By Susanne Freidberg
A Guest Post
New York may be a foodie paradise, but it’s also full of food deserts. So says the city’s planning department, which last year reported that some three million New Yorkers live in neighborhoods with few fresh food options. Traditional groceries and supermarkets have shut down, to be replaced by fast food and drug store chains. Not surprisingly, many of these neighborhoods also report higher-than-average rates of obesity and diabetes.
In this country, “food desert” is a relatively new term for an old urban problem. City supermarkets have long struggled with slender profit margins, space constraints, consumers’ demands for 24/7 convenience, landlords’ preferences for tenants that don’t attract vermin — and, of course, rising rents. Unless they can lure a large, high-end customer base — witness the throngs in Whole Foods’ Manhattan locations — big stores full of perishable food just don’t put urban real estate to its highest and best use.
But not all crowded, pricey cities end up with food deserts. Take Hong Kong — by some measures the most crowded, pricey city on earth. A square meter of office space costs $2,239 a year, more than double the going rate in Midtown Manhattan. Thirty thousand people live in each square kilometer (versus 10,238 per square kilometer in New York City’s five boroughs), most of them in very small apartments. Yet most also live within easy walking distance of one of the city’s 240 wet markets, where the food is varied, affordable, and very, very fresh.
I visited some of these markets when I went to Hong Kong to research the live fish trade. According to conventional thinking, they should have perished decades ago, when supermarkets first began to offer a clean, well-lit, one-stop shopping environment. Instead, the wet markets have survived and modernized. How?

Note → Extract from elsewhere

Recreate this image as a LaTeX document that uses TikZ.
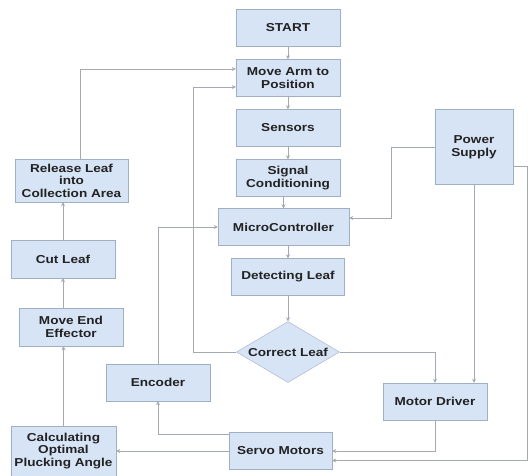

The answer lies in the relationship between policy, culture, and the economics of urban food supply. The Hong Kong government originally built wet markets wherever pedestrian food shopping made most sense, such as near transit centers and public housing estates. For many years, it rented market stalls at subsidized rates, both to discourage illegal street vending and to ensure a competitive, affordable choice at each market. Most markets are now privately managed, and many have been renovated.
The government’s involvement in turn reflects a cultural value. As I toured the wet markets with my 20-something translator and her 73-year-old grandmother, the older woman explained: it’s the freshness that supermarkets couldn’t beat. Hong Kong’s Cantonese cuisine (much lighter than what you’ll find in most American Chinese restaurants) depends on fresh ingredients, and local standards are high. The grandmother pointed out what “fresh” meant: live fish, not chilled; poultry still warm from slaughter; vegetables not wrapped in plastic.
Marketing studies back up this explanation. They also note that wet-market standards of freshness will likely survive the recent privatization, even if some of the markets do not. This is because Hong Kong’s biggest supermarket chains have lured customers by offering the old alongside the new: mini wet markets — complete with independent vendors and tanks full of live fish — inside their own stores.
Hong Kong’s food supply isn’t perfect. Recent scares related to tainted fish, milk, and eggs from mainland China have left many consumers wary. But it is a good example of how city governments can help food markets work better — and potentially help their citizens eat better too.
“The lost supermarket: a breed in need of replenishment”
“Where have all the supermarkets gone?”
Addendum: The figure for the population density of New York City was changed from 1,750 per square kilometer (which included the greater metropolitan area), to 10,238 per square kilometer (which represents only New York City’s five boroughs).